By using this site, you agree to our Privacy Policy and our Terms of Use. Close
Otter said:
Chrkeller said:

Proven wrong how?  Diminishing returns, at least for me, implies negligible difference.  Like 1440p to 4k is diminishing returns because it looks virtually identical.  60 to 120 absolutely has impact.  It isn't negligible.  RE4 Remake is one of my favorite games.  I played it back to back on the PC vs ps5.  120 fps vs 60 fps, both with a gamepad.  At 60 fps my a accuracy was 72%, at 120 fps I hit around 80%...  I don't see that as negligible. 

"But objectively the average gamer does in fact benefit above 60 fps."
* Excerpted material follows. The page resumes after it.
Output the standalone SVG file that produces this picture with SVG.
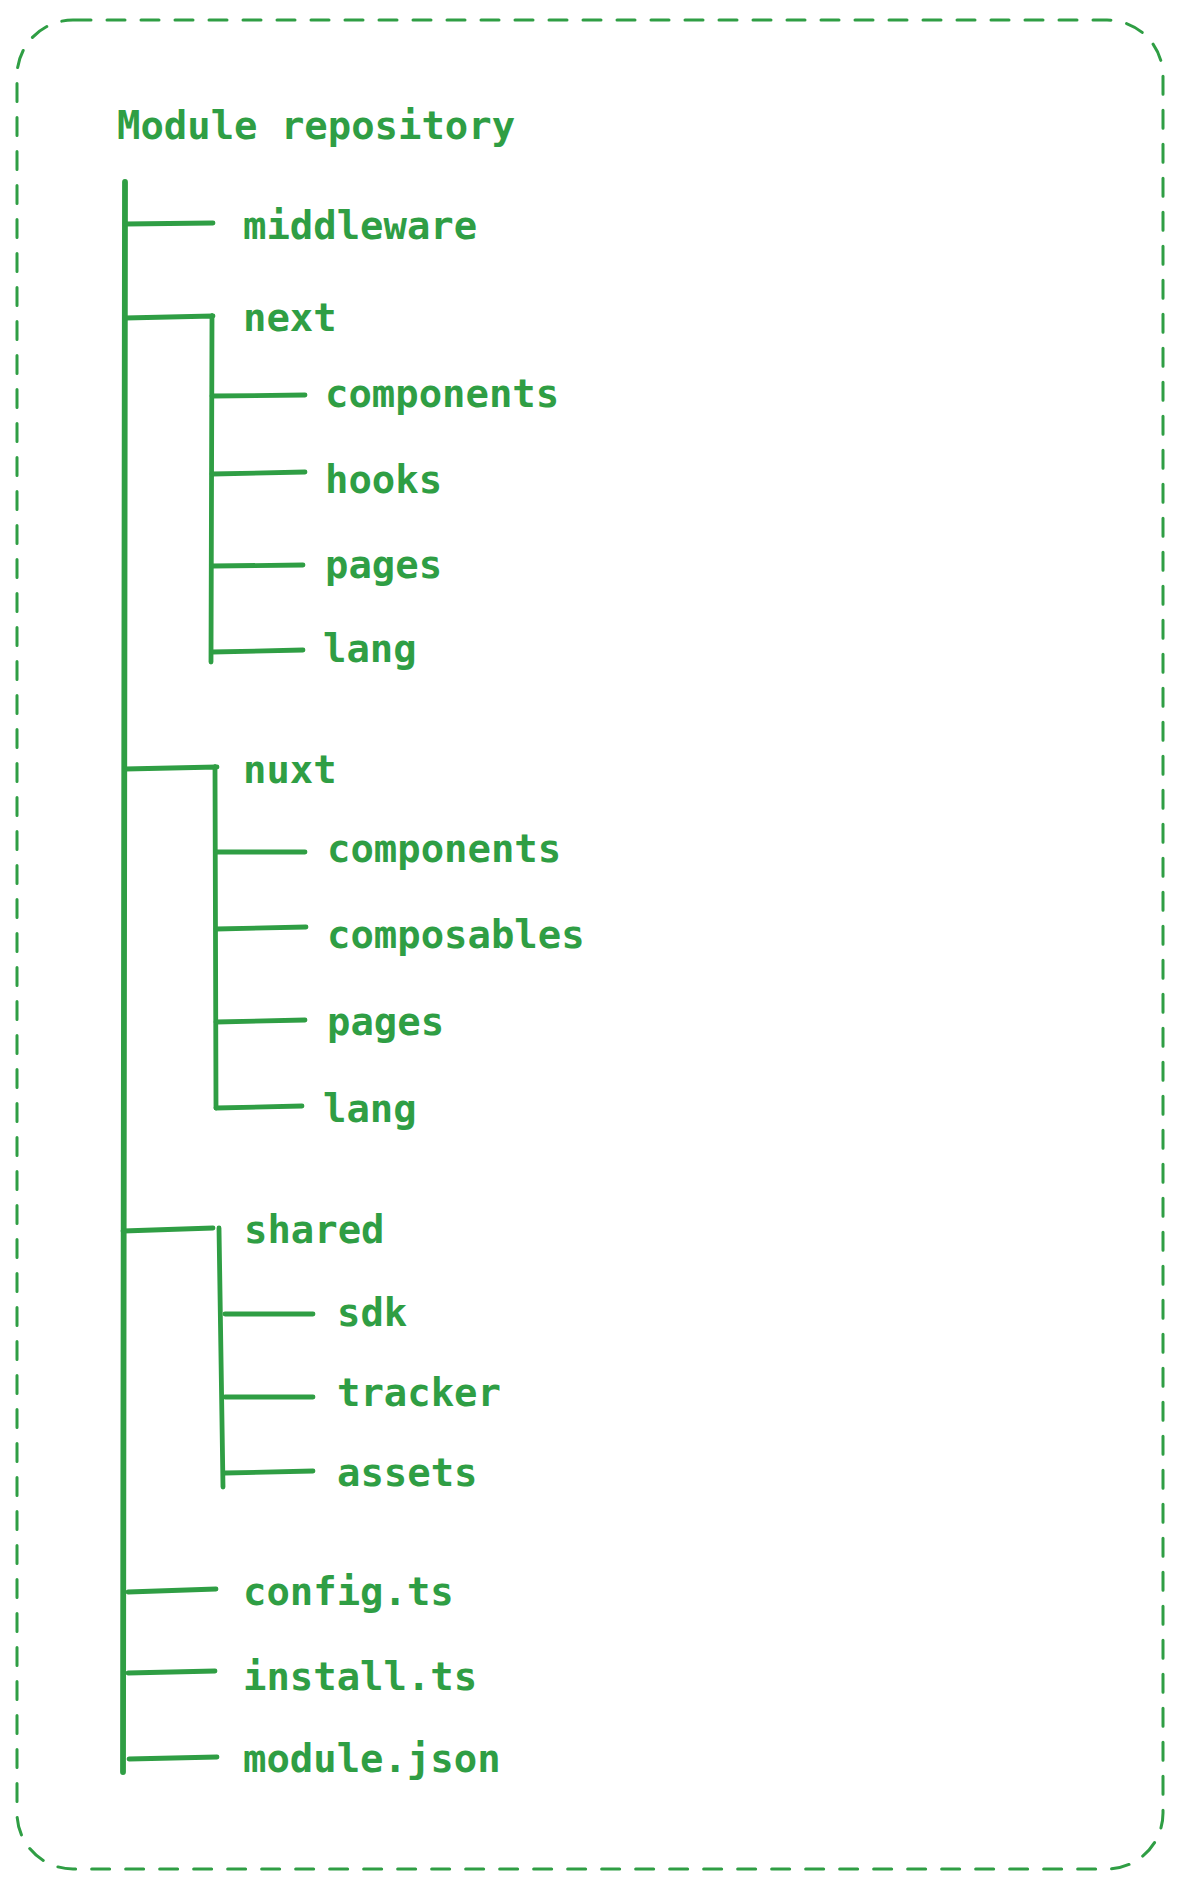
<svg xmlns="http://www.w3.org/2000/svg" width="1183" height="1888" viewBox="0 0 1183 1888">
<style>
.t{font-family:"DejaVu Sans Mono","Liberation Mono",monospace;font-size:38.9px;font-weight:bold;fill:#2f9e44}
.c{fill:none;stroke:#2f9e44;stroke-width:4.8;stroke-linecap:round;stroke-linejoin:round}
.main{stroke-width:5.8}
.frame{fill:none;stroke:#2f9e44;stroke-width:3;stroke-dasharray:18 16;stroke-linecap:round}
</style>
<rect width="1183" height="1888" fill="#ffffff"/>
<g id="container">
<rect class="frame" x="17" y="20" width="1146" height="1849" rx="56" ry="56"/>
</g>
<g id="connectors">
<path class="c main" d="M125 182 L123 1772"/>
<path class="c" d="M125 224 L213 223"/>
<path class="c" d="M125 318 L213 316 M212 316 L211 662"/>
<path class="c" d="M212 396 L305 395"/>
<path class="c" d="M212 474 L305 472"/>
<path class="c" d="M212 566 L303 565"/>
<path class="c" d="M212 652 L303 650"/>
<path class="c" d="M125 769 L217 767 M215 767 L216 1108"/>
<path class="c" d="M216 852 L305 852"/>
<path class="c" d="M216 929 L306 927"/>
<path class="c" d="M216 1022 L305 1020"/>
<path class="c" d="M216 1108 L302 1106"/>
<path class="c" d="M123 1231 L213 1228 M219 1228 L223 1487"/>
<path class="c" d="M225 1314 L313 1314"/>
<path class="c" d="M225 1397 L313 1397"/>
<path class="c" d="M225 1473 L313 1471"/>
<path class="c" d="M128 1592 L216 1589"/>
<path class="c" d="M128 1673 L215 1671"/>
<path class="c" d="M129 1759 L217 1757"/>
</g>
<g id="root"><text class="t" x="117" y="139">Module repository</text></g>
<g id="middleware"><text class="t" x="243" y="239">middleware</text></g>
<g id="next"><text class="t" x="243" y="331">next</text></g>
<g id="next-components"><text class="t" x="325" y="407">components</text></g>
<g id="next-hooks"><text class="t" x="325" y="493">hooks</text></g>
<g id="next-pages"><text class="t" x="325" y="578">pages</text></g>
<g id="next-lang"><text class="t" x="323" y="662">lang</text></g>
<g id="nuxt"><text class="t" x="243" y="783">nuxt</text></g>
<g id="nuxt-components"><text class="t" x="327" y="862">components</text></g>
<g id="nuxt-composables"><text class="t" x="327" y="948">composables</text></g>
<g id="nuxt-pages"><text class="t" x="327" y="1035">pages</text></g>
<g id="nuxt-lang"><text class="t" x="323" y="1122">lang</text></g>
<g id="shared"><text class="t" x="244" y="1243">shared</text></g>
<g id="shared-sdk"><text class="t" x="337" y="1326">sdk</text></g>
<g id="shared-tracker"><text class="t" x="337" y="1406">tracker</text></g>
<g id="shared-assets"><text class="t" x="337" y="1486">assets</text></g>
<g id="config"><text class="t" x="243" y="1605">config.ts</text></g>
<g id="install"><text class="t" x="243" y="1690">install.ts</text></g>
<g id="module-json"><text class="t" x="243" y="1772">module.json</text></g>
</svg>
I don't see how the above statement has been proven largely wrong when there is a statistical difference....  and that was the first article I found with putting in little effort.  Other articles exist....  gamers do benefit from fps above 60 fps.

Diminishing returns means "proportionally smaller profits or benefits derived from something as more money or energy is invested in it."

Just to again contextualise the discussion you isaid that someone else objectively benefitted from 120fps whilst saying diminishing returns did not apply to high frame rate.

I'll add a correction on my side, I got the QoE and Performance graphs confused. The performance graph plateaus at 60 fps and QoL at 90-120. Similar to resolution, these results are very contextual to a specific experience/set up. I think there's clearly demonstrable benefit to some portion of gamers above 60 but that's also where diminishing returns really kicks in too.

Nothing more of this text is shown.